Progress on poverty
Economic statistics bemuse and baffle in equal measure. What matters is the human effect, and in that regard nothing matters more than the reduction of poverty. On that, there has been progress but far from enough. According to the World Bank, the proportion of the world's population living on $1 a day or less was 22% in 1993, or 1.2 billion people. By 2001, the proportion had fallen to 17.8%, or just over a billion people. Detractors wave even this aside by saying it is “just Asia”. Well, it is true that Africa is the continent that has tragically had regress, not progress, because of war, the ravages of disease, and decisions by too many governing elites to stick to kleptocracy. But given that “just Asia” takes in half the world's population, we should still be encouraged by what has happened. Martin Ravallion, a poverty expert at the World Bank, estimates that if present trends persist the number living on less than $1 a day will have dropped to a little over 620m by 2015, or about 9% of world population.
But will they persist? Plenty of people would like to stop them, even some who think they care about poverty. In much of the rich world, globalisation is seen as a threat, to jobs, incomes and the environment. On jobs at least, the facts suggest the opposite: unemployment in the OECD countries in 1993 was 7.8% of the workforce; on the latest figures it is 6.3%. What has occurred, though, is an increase in inequality within the rich countries. The huge expansion of the global labour force represented by the liberalisation of China and India has held down the incomes of the unskilled in all countries; the spread of information technology has had the same effect. The politics of that inequality is finding expression in the rise of economic nationalism in Europe and America.
Protectionism is always a danger and always will be: those who lose out from competition make louder noises about it than the more dispersed, albeit larger groups who gain.
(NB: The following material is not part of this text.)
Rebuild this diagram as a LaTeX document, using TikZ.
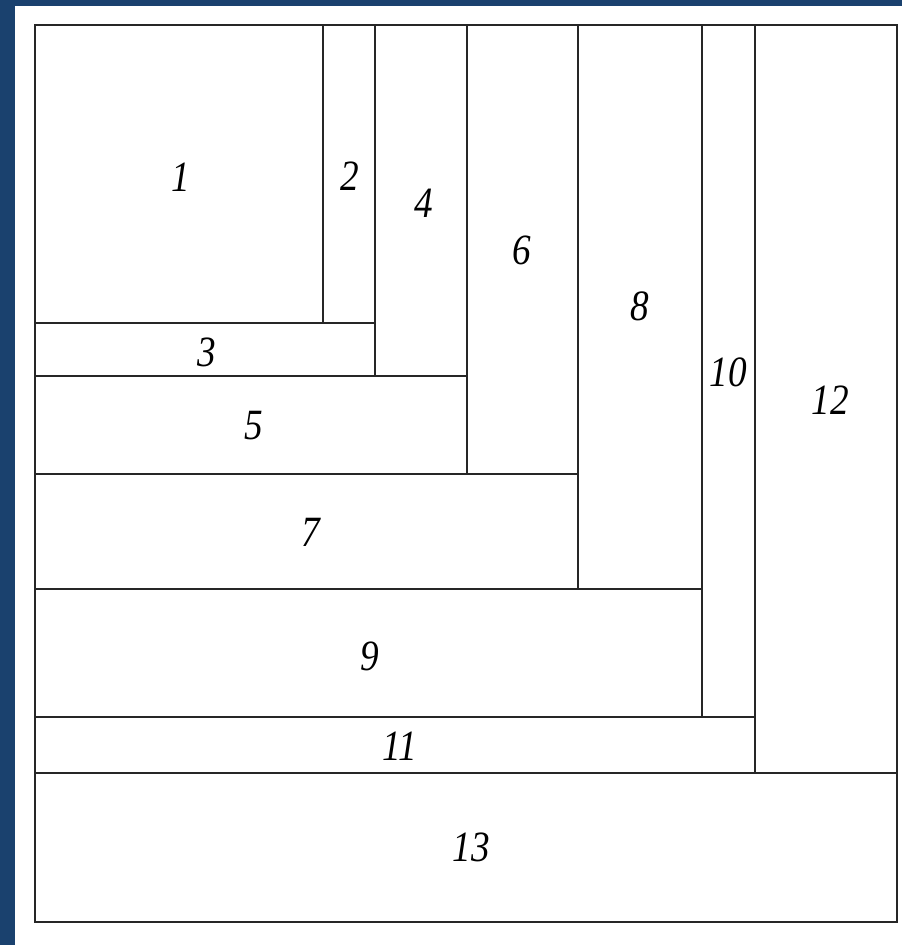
\documentclass[tikz,border=0pt]{standalone}
\usepackage{fontspec}
\setmainfont{Liberation Serif}
\definecolor{bgblue}{HTML}{1A416E}
\begin{document}
\begin{tikzpicture}[x=1pt,y=-1pt,
  cell/.style={draw=black!85,line width=1.8pt},
  lbl/.style={inner sep=0pt,font=\fontsize{40}{40}\selectfont\itshape,xscale=0.93,yscale=1.08}]
\fill[bgblue] (0,0) rectangle (902,945);
\fill[white] (15,6) rectangle (902,945);
\useasboundingbox (0,0) rectangle (902,945);
% cells
\draw[cell] (35,25) rectangle (323,323);
\draw[cell] (323,25) rectangle (375,323);
\draw[cell] (35,323) rectangle (375,376);
\draw[cell] (375,25) rectangle (467,376);
\draw[cell] (35,376) rectangle (467,474);
\draw[cell] (467,25) rectangle (578,474);
\draw[cell] (35,474) rectangle (578,589);
\draw[cell] (578,25) rectangle (702,589);
\draw[cell] (35,589) rectangle (702,717);
\draw[cell] (702,25) rectangle (755,717);
\draw[cell] (35,717) rectangle (755,773);
\draw[cell] (755,25) rectangle (897,773);
\draw[cell] (35,773) rectangle (897,922);
% labels
\node[lbl] (n1) at (181,177) {1};
\node[lbl] (n2) at (350,176) {2};
\node[lbl] (n3) at (207,352) {3};
\node[lbl] (n4) at (424,203) {4};
\node[lbl] (n5) at (254,426) {5};
\node[lbl] (n6) at (522,250) {6};
\node[lbl] (n7) at (311,532) {7};
\node[lbl] (n8) at (640,306) {8};
\node[lbl] (n9) at (370,656) {9};
\node[lbl] (n10) at (728,372) {10};
\node[lbl] (n11) at (400,746) {11};
\node[lbl] (n12) at (830,400) {12};
\node[lbl] (n13) at (471,847) {13};
\end{tikzpicture}
\end{document}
It will feature strongly in America's congressional elections in November, it already lies behind the roadblocks being laid in Europe and America against foreign takeovers, and is even being expressed in China itself (see article). Deplorable though all such protectionist lobbying is, however, it does not currently pose a serious threat to globalisation. The economic forces in favour of liberalisation remain strong. The most serious threats lie in the murkier world of international politics.